By CALLIE DANIELS BRYANT
More than 15 percent percent of Mississippians do not have a bank account. Close to a quarter of Mississippians are under-banked, meaning they have limited access to retail banks and credit unions, instead preferring to cash paychecks immediately with a nontraditional financial service.
With these statistics biennially reported by Federal Deposit Insurance Corporation, banking branches and Mississippians have responded by working to provide financial literacy to the unbanked and under-banked.
Two native Mississippians Sheena Allen and Tim Lampkin co-founded CapWay, which is a mobile app for iPhones that provides an education in financial literacy so the users can cope with challenging financial situations such as living in a bank desert.
“The FDIC has reported on this issue for years,” said Lampkin. “Several banks are moving away from physical branches, and more predatory lenders are moving into communities. Banking deserts are real, especially in the rural South. This creates a difficult situation for those who are trying to improve their financial situation.”
The CEO of CapWay, Sheena Allen was influenced by her childhood in Terry when she created the app.
“I would see family members and parents of my friends cash their checks at places other than the bank,” Allen said. “I never really thought much about it as a child.”
After starting her first tech company in college, Allen left Mississippi for Silicon Valley in California, and worked in Austin, Tex.
“When I came back home, I would still see people cashing their checks at grocery stores or check cashing places, and I really took notice for the first time the amount of payday lenders and title loan places that were in Jackson,” Allen said, “Unlike when I was a child, I was now an entrepreneur, and this sparked my interest to use technology to make a change. Once again, I have family members that are a part of this population.”
While researching the unbanked and under-banked issue in Mississippi, Allen noticed this trend is a global issue.
“However, with Tim and I both being from Mississippi — and Mississippi having the highest population of unbanked and under-banked residents — we started in Mississippi first,” Allen said. “It’s an opportunity to help and improve home first.”
“The wealth disparities in our state are outrageous, and it is because there is a lack of financial services to improve the lives of underserved residents,” Lampkin added. “We are trying to help one person, one family, and one community at a time become financially healthy.”
Allen and Lampkin are working to finalize partnerships in Mississippi as well as partnerships in works as they plan to expand CapWay to other states to provide financial literacy first and foremost.
“We started with financial literacy because it is the core of everything that CapWay does and stands for. You must use knowledge to impact mindset and behavior. It is impossible to choose the better option when you don’t know the better option exists,” said Allen.
As CapWay expands across the states, Allen plans to offer more financial tools such as mobile banking in the future.
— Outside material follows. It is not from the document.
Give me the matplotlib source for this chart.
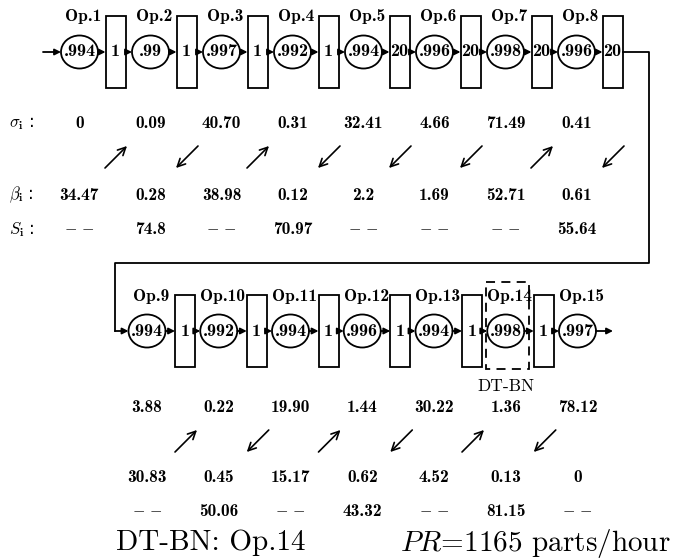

Also supporting the cause of financial literacy education is Will Lofton, consumer banking executive for Regions in Mississippi.
He said: “Our long-time partnership with Operation HOPE has helped thousands of consumers in Mississippi understand and use credit wisely, strengthen their overall financial management skills and become better prepared to achieve homeownership, avoid foreclosure or meet other financial goals. We also participate in a number of ‘financial literacy’ seminars and workshops for students and other audiences throughout the state each year.
“Education, however, is just one need when it comes to borrowing money, building credit and managing finances.”
Regions offers several banking tools, such as reloadable debit cards, credit cards that help customers rebuild their credit, and mobile banking with multiple options.
“I can tell you that in terms of a solution to this problem, Regions is committed to continuing to provide to unbanked or under-banked people with the tools they need to achieve financial confidence and improve their quality of life,” Lofton said.